美咲は対外的には自信の持てない人物で通っているけれど、一方では、冬弥に好かれていることを確かに自認しており、美咲編はその自惚れ前提で話が進みます。なので、実際には特に好かれておらず、むしろ煙たがられていると知ったら、それこそショックと恥辱で頬をがりがり必至です。今になって「俺別に美咲さんのこと好きでも何でもないんだよね、つきまとわれて迷惑」とあっさり断言された日には立ち直れません。彰EDへの分岐でも、論点は違いますが、美咲を何とも思っていない旨、確かに口を滑らすので、それが隠すことない冬弥の本音だと思います。冬弥は本性がむき出しになると毒をまき散らし、相手を端的に傷つける言葉しか吐けなくなると思われるので、やんわりオブラートに包んで真実を伏せる仮面が、通常、いかに絶大な効力を持っているかが判ります。自分すらだましきっていますから。また、本性が美咲を相手にしていないのは確かですが、仮面が美咲に交友上ごく当たり前の好感を持ち、傾倒しているのも確かです。一応、確かに好きは好きなんです、本心から信じるに至らないだけで。仮面が美咲の本質を知らされていないのか、知った上で見ぬふりをしているのかは判りませんが、こちらは美咲がすごく好きで、彼女への恋慕を前提とした苦悩を抱え、独白でも一貫してその路線を通します。自分の中にそれ以外の理由があることを頑として認めません。本性が、美咲の情けになびき追従する仮面を認めたくないように、仮面もまた、美咲を気晴らしに利用しているだけの本性を認めたくないのです。通常、根本的な考え方に特に食い違いがなく、曖昧になじんでいる仮面と本性ですが、美咲編に限り、美咲への対応の方向性の違いから決裂します。互いの意識を否定しあうので、自分を保つためにも両者必死で譲れません。まあ、冬弥の心が両極端に真っ二つなのがいけないんですよ。冬弥内部の葛藤に巻きこまれ、ひどい振れ幅で振り回される美咲も大変ですが、彼女はそういう理不尽を愛の受難として好む傾向があるので、ああ見えてそれなりに幸せを感じていると思います。

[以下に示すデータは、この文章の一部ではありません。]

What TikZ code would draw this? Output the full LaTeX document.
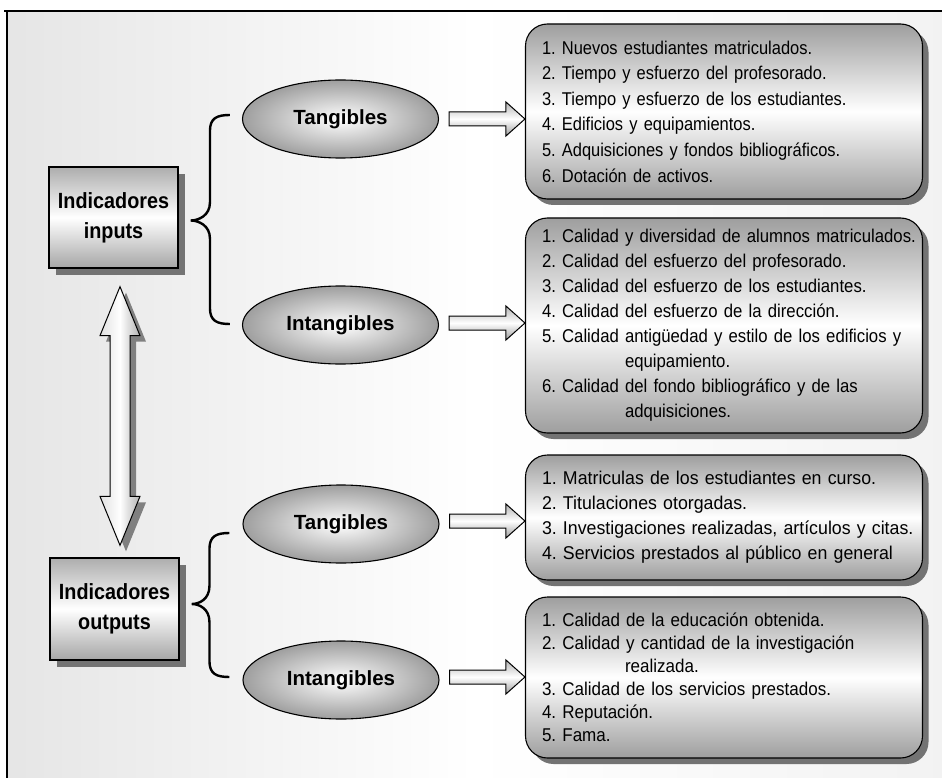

色々疑わしい面のある美咲ですが、彼女には打算はあっても取り立てて悪意はないので、彰が想いを寄せる分には特に支障はないため、冬弥は美咲の本質を彰に告げ口することなく黙っています。裏があるとはいえ美咲が実際に優しいのは確かですし、美咲を想う彰が幸せで満足しているならそれでいいと容認しているのだと思います。どうせ彰はこの先ずっと美咲の裏側に気付かないままでしょうし、幻想が幻想として消えることはありません。彰にとって、美咲はそのまま真実なのです。ちなみに、冬弥は由綺についてもベタ褒めしますが、あれはあれで、はるかとの混同が絡んでおり、常々はるかをくさす反動で過剰にのろけているという別事情です。外観上、美咲と由綺への賞賛の形態がほぼ同じであるため、冬弥(というかシナリオさん)の表現力は一見ワンパターンにしか思えませんが、実際にはそれぞれ全然違う内情があり、同じ表現でも中身は細かく差別化されています。どのみち言葉通りに受け取っていては、真実を見落とすはめになります。